**Recorded information:**

== == ==

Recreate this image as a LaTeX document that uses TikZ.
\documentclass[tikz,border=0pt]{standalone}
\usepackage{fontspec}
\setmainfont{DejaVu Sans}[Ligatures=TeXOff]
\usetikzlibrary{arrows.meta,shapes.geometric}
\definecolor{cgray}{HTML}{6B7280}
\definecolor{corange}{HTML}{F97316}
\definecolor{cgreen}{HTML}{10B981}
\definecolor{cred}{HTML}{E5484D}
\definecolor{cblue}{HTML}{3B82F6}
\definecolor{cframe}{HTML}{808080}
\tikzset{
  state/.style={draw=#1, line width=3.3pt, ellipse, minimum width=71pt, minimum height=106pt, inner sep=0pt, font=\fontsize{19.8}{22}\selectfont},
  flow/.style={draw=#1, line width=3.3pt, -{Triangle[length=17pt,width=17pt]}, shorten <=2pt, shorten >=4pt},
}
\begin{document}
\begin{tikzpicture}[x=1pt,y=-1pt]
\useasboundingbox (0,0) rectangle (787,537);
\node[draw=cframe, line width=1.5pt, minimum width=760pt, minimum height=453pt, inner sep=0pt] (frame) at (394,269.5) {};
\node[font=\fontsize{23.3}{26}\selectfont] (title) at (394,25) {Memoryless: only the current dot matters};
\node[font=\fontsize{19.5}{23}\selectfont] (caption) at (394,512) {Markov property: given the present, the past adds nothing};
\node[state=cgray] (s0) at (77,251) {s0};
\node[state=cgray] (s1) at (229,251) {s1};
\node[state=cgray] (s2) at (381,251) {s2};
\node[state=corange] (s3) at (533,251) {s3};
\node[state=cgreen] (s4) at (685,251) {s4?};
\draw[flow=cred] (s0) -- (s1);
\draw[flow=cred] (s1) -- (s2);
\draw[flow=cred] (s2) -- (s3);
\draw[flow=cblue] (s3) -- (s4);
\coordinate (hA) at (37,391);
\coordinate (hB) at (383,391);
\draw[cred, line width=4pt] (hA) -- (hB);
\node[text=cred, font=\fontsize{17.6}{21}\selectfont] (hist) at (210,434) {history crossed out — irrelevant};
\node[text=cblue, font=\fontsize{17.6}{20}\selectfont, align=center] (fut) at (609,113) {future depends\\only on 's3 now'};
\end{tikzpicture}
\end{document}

== == ==

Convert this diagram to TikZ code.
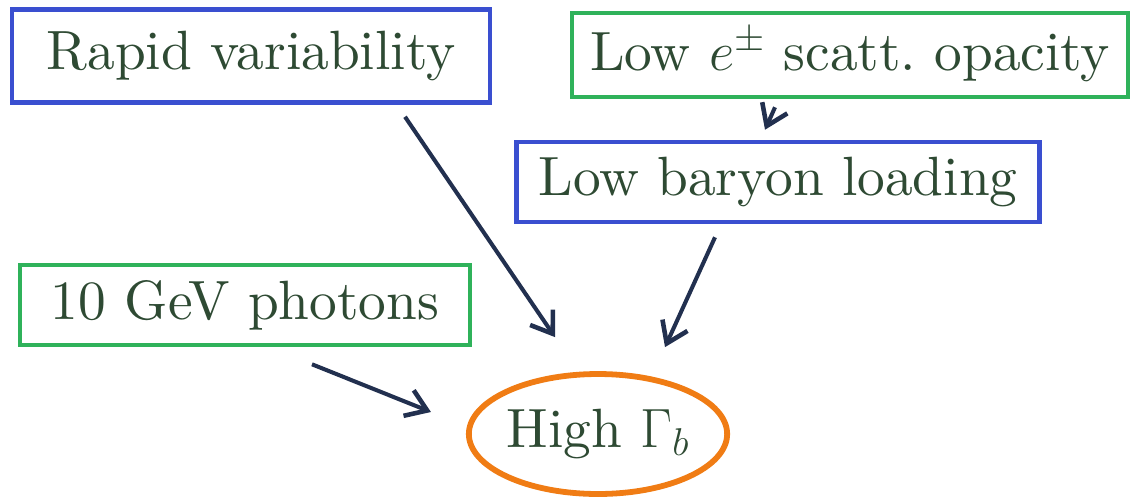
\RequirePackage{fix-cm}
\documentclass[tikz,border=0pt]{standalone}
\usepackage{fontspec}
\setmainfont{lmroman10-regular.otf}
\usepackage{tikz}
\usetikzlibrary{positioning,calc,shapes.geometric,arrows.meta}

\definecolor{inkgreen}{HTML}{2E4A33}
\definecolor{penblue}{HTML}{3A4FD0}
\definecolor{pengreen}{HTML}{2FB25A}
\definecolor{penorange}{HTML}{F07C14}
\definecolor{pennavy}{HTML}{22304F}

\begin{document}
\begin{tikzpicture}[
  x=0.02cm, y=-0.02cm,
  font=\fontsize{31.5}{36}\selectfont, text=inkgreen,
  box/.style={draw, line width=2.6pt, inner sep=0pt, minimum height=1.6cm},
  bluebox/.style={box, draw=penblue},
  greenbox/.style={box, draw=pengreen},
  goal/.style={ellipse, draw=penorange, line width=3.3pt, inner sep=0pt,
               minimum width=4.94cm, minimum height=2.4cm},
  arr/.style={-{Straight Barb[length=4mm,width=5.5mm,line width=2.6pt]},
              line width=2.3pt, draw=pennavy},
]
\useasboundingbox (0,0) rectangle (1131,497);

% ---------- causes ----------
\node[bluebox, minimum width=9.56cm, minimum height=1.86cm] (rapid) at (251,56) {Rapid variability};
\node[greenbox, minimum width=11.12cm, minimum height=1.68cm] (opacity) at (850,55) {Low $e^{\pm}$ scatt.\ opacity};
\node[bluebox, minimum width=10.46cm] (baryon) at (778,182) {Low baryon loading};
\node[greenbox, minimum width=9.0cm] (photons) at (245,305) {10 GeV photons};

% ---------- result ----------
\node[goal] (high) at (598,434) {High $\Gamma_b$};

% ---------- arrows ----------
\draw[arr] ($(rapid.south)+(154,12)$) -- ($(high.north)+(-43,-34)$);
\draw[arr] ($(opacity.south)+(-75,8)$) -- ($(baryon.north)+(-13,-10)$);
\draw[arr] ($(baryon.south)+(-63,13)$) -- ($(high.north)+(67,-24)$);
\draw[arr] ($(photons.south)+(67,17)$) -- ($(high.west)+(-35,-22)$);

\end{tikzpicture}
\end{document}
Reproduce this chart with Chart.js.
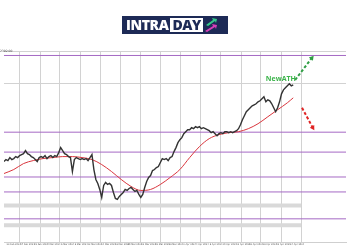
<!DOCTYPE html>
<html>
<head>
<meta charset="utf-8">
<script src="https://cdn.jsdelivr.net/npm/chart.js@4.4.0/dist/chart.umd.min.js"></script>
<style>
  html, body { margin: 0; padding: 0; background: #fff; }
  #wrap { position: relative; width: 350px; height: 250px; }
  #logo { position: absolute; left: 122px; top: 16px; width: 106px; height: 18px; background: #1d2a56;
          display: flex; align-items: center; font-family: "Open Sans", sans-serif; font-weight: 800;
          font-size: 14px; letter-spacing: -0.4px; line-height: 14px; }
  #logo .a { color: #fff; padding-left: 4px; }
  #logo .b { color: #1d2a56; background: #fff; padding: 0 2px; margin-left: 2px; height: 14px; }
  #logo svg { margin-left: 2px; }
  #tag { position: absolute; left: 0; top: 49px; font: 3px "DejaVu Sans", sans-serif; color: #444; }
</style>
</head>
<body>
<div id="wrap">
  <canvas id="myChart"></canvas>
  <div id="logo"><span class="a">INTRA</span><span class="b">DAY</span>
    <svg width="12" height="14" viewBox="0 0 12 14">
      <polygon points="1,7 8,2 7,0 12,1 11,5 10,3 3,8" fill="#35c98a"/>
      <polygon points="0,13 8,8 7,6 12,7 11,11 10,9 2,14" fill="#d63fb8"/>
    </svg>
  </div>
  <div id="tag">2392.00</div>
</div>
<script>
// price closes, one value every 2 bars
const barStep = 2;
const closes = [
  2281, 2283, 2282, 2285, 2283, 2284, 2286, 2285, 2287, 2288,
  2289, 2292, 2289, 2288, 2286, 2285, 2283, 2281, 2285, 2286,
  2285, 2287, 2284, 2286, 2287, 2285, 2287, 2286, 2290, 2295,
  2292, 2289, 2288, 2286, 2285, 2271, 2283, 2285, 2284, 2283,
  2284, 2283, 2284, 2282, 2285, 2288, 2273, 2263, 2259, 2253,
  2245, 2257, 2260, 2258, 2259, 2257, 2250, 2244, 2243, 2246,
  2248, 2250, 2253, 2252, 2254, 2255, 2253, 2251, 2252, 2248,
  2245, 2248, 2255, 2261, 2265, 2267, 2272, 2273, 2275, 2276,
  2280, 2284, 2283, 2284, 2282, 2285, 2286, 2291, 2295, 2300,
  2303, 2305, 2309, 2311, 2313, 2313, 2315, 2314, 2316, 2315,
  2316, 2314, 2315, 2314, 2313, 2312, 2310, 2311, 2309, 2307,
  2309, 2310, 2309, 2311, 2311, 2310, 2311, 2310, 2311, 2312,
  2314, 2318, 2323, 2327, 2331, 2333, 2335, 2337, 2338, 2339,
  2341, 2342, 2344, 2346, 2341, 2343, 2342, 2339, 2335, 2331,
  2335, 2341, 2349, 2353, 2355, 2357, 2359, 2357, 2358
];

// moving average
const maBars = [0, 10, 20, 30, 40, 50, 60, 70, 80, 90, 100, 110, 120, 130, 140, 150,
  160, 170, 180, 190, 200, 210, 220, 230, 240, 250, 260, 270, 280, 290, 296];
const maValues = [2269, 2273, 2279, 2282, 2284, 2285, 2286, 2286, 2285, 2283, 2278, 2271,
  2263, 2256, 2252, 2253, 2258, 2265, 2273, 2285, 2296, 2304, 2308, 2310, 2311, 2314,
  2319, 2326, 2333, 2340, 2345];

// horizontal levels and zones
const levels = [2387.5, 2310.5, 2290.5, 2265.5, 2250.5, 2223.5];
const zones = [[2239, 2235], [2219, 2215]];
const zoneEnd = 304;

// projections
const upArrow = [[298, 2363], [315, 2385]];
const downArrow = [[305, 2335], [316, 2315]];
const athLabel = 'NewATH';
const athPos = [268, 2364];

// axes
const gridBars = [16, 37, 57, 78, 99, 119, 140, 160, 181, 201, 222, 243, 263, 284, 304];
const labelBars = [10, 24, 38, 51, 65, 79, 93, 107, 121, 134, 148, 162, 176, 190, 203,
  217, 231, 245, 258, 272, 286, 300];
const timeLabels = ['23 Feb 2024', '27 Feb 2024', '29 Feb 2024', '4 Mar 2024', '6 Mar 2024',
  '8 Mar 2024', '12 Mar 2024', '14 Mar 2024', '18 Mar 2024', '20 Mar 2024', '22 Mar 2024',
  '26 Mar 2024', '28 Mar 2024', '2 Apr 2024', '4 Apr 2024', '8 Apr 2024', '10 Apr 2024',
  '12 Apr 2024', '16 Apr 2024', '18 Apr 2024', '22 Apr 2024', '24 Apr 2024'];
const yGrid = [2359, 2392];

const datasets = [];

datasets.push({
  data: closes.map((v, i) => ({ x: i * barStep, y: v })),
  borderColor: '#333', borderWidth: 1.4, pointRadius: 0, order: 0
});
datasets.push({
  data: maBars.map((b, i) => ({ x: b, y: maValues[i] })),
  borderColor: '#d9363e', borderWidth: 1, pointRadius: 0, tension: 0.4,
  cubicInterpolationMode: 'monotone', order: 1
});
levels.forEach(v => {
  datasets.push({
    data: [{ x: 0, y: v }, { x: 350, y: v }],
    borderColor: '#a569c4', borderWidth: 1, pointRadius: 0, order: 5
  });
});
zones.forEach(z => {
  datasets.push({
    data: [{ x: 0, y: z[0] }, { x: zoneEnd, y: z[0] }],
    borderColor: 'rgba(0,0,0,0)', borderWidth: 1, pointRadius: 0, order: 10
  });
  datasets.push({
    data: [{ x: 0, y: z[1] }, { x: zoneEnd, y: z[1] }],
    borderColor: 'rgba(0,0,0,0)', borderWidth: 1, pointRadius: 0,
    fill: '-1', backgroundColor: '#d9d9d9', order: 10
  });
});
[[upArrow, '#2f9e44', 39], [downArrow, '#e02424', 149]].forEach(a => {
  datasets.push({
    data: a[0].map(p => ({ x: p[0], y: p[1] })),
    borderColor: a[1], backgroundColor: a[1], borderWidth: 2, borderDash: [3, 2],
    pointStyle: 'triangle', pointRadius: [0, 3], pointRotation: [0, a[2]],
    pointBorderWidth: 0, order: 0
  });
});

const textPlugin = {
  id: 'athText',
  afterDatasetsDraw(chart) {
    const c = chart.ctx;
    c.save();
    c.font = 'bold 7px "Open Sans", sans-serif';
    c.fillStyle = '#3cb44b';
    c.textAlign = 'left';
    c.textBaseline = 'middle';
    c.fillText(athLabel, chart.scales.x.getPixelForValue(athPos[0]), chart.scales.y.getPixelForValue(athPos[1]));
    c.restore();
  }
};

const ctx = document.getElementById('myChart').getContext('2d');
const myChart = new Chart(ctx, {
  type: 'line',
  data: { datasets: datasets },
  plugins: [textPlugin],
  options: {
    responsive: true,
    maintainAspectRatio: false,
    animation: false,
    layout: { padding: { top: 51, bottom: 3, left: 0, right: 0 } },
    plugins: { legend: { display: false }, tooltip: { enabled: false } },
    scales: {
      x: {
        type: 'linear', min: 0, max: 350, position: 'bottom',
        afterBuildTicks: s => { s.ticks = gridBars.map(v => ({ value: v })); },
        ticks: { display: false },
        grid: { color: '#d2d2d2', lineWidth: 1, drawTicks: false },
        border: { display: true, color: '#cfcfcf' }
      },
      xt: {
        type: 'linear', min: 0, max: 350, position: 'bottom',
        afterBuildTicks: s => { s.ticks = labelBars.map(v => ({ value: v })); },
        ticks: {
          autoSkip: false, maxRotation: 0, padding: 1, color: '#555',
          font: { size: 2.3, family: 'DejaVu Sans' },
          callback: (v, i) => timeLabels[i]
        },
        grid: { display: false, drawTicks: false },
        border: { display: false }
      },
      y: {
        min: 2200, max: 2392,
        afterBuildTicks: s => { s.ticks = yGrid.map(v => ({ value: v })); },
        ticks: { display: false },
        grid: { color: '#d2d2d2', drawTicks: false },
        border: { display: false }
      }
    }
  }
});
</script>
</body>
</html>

== == ==

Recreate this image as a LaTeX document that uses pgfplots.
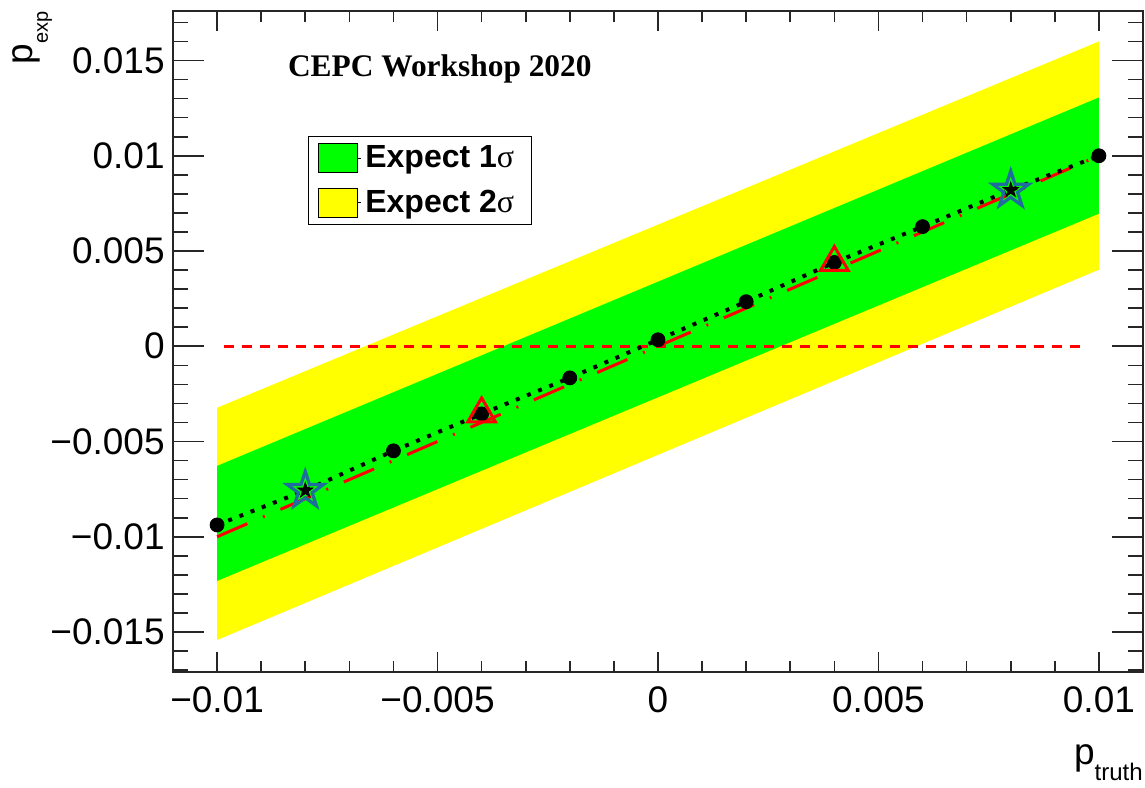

== == ==

**Job:**
Lines containing the string "that" are to be selected and copied.

**Answer to the problem:**
Recreate this image as a LaTeX document that uses TikZ.
Recreate this image as a LaTeX document that uses pgfplots.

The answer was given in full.